An item in yesterday’s Bits (“Better Search Doesn’t Mean Beating Google” NY Times – Technology) talked about a search engine that promises to do things differently. Wolfram|Alpha, the creation of mathematician Stephen Wolfram due out in May of this year, has been much ballyhooed as using “a mixture of many clever algorithms and heuristics, lots of linguistic discovery and linguistic curation” ((Wolfram Blog)) to provide answers to your questions, rather than lists of websites that relate in some fashion to your search terms.
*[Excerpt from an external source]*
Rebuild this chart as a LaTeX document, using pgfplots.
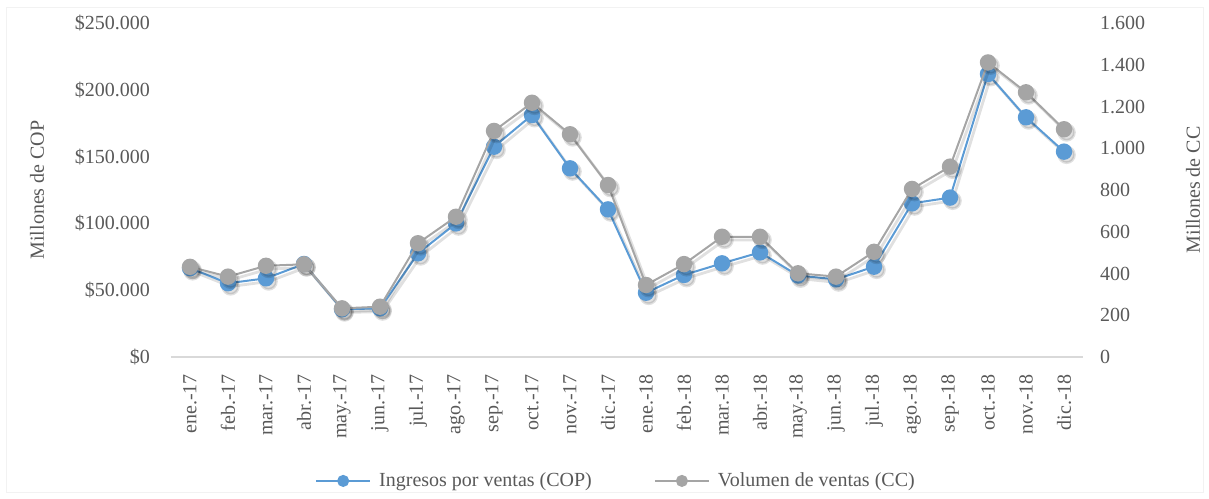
\documentclass[border=0pt]{standalone}
\usepackage{pgfplots}
\pgfplotsset{compat=1.18}
\usepackage{fontspec}
\setmainfont{Liberation Serif}
\definecolor{cblue}{HTML}{5B9BD5}
\definecolor{cgray}{HTML}{A5A5A5}
\definecolor{ctext}{HTML}{595959}
\definecolor{caxis}{HTML}{D9D9D9}
\pgfplotstableread{
x ing vol
0  66500 432
1  55200 385
2  58900 437
3  69600 444
4  35700 233
5  36400 241
6  77600 545
7  100000 672
8  157400 1083
9  181100 1218
10 141200 1067
11 110500 824
12 48100 345
13 61400 445
14 70100 576
15 78300 576
16 61000 401
17 58100 385
18 67600 504
19 115000 805
20 119300 912
21 211800 1411
22 179400 1268
23 153700 1091
}\datatable
\begin{document}
\begin{tikzpicture}
\path (0pt,0pt) rectangle (604.5pt,249pt);
\draw[color=black!5] (3pt,3pt) rectangle (601.5pt,245.5pt);
\pgfplotsset{
  common/.style={
    scale only axis, width=456pt, height=167pt,
    at={(85.5pt,70.5pt)}, anchor=south west,
    xmin=-0.5, xmax=23.5,
    ticklabel style={font=\fontsize{10}{12}\selectfont, text=ctext},
    label style={font=\fontsize{10}{12}\selectfont, text=ctext},
    major tick length=0pt,
    scaled y ticks=false,
    clip=false,
  },
  shadow/.style={draw=black, opacity=0.12, line width=1.4pt, mark=*, mark size=3.9pt,
    mark options={draw=black, fill=black}, forget plot, /tikz/xshift=1.3pt, /tikz/yshift=-1.6pt},
}
\begin{axis}[common,
  axis x line*=bottom, axis y line*=left,
  x axis line style={caxis, line width=0.9pt, -},
  y axis line style={draw=none},
  ymin=0, ymax=250000,
  ytick={0,50000,100000,150000,200000,250000},
  yticklabels={\$0,\$50.000,\$100.000,\$150.000,\$200.000,\$250.000},
  yticklabel style={xshift=-7pt},
  xtick={0,...,23},
  xticklabels={ene.-17,feb.-17,mar.-17,abr.-17,may.-17,jun.-17,jul.-17,ago.-17,sep.-17,oct.-17,nov.-17,dic.-17,ene.-18,feb.-18,mar.-18,abr.-18,may.-18,jun.-18,jul.-18,ago.-18,sep.-18,oct.-18,nov.-18,dic.-18},
  xticklabel style={rotate=90, anchor=east, xshift=-5pt},
  ylabel={Millones de COP},
  ylabel style={at={(axis description cs:-0.147,0.5)}, anchor=center, rotate=0},
]
\addplot[shadow] table[x=x,y=ing]{\datatable};
\addplot[cblue, line width=1pt, mark=*, mark size=3.6pt, mark options={fill=cblue, draw=cblue}] table[x=x,y=ing]{\datatable};
\end{axis}
\begin{axis}[common,
  axis x line=none, axis y line*=right,
  y axis line style={draw=none},
  ymin=0, ymax=1600,
  ytick={0,200,400,600,800,1000,1200,1400,1600},
  yticklabels={0,200,400,600,800,1.000,1.200,1.400,1.600},
  yticklabel style={xshift=5pt},
  ylabel={Millones de CC},
  ylabel style={at={(axis description cs:1.1206,0.5)}, anchor=center, rotate=0},
  legend style={at={(axis description cs:0.489,-0.371)}, anchor=center, draw=none, fill=none,
    legend columns=2, font=\fontsize{10}{12}\selectfont, text=ctext,
    /tikz/every even column/.append style={column sep=29pt},
    /tikz/every odd column/.append style={column sep=2pt}},
  legend image code/.code={\draw[mark repeat=2,mark phase=2,#1] plot coordinates {(0pt,0pt)(13.5pt,0pt)(27pt,0pt)};},
]
\addlegendimage{cblue, line width=1pt, mark=*, mark size=2.5pt, mark options={fill=cblue, draw=cblue}}
\addlegendentry{Ingresos por ventas (COP)}
\addlegendimage{cgray, line width=1pt, mark=*, mark size=2.5pt, mark options={fill=cgray, draw=cgray}}
\addlegendentry{Volumen de ventas (CC)}
\addplot[shadow] table[x=x,y=vol]{\datatable};
\addplot[cgray, line width=1pt, mark=*, mark size=3.6pt, mark options={fill=cgray, draw=cgray}, forget plot] table[x=x,y=vol]{\datatable};
\end{axis}
\end{tikzpicture}
\end{document}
Apparently, Wolfram has been making strong claims for the novelty and ingenuity of the process that will underlie a search in his engine, claims that some consider, well, unseemingly boastful and overblown. Whatever the case, it will be interesting to try it out when it launches; accurate answers would be a boon, of course, should it succeed, and if it fails, Schadenfreude will provide some small measure of pleasure ((See, e.g., the disastrous launch of Cuil.)).
Of course, it’s unclear whether Wolfram|Alpha aims at delivering up answers across a broad spectrum of information, or whether it is more likely to hew to the scientific and mathematical fields from which Wolfram comes.
Wolfram|Alpha is not alone in providing answers rather than leads to them. One (critical) article pointed readers to START, a “natural language question answering system” out of MIT. This is a handy addition to your long list of research resources, perhaps, although when I asked it who Canada’s first prime minister was, it first apologized and said it didn’t know, but on a second attempt it offered me general material about Canada’s executive branch… Queen Elizabeth, Stephen Harper, and all that jazz.
What a huge information literacy challenge! Especially if they point this thing at “artsy”, non-mathematical/non-scientific information. At least with a hitlist of websites, I can judge the most qualified sources and use them. If this engine just returns “the answer”, I’m abdicating the weighing of the source to someone else.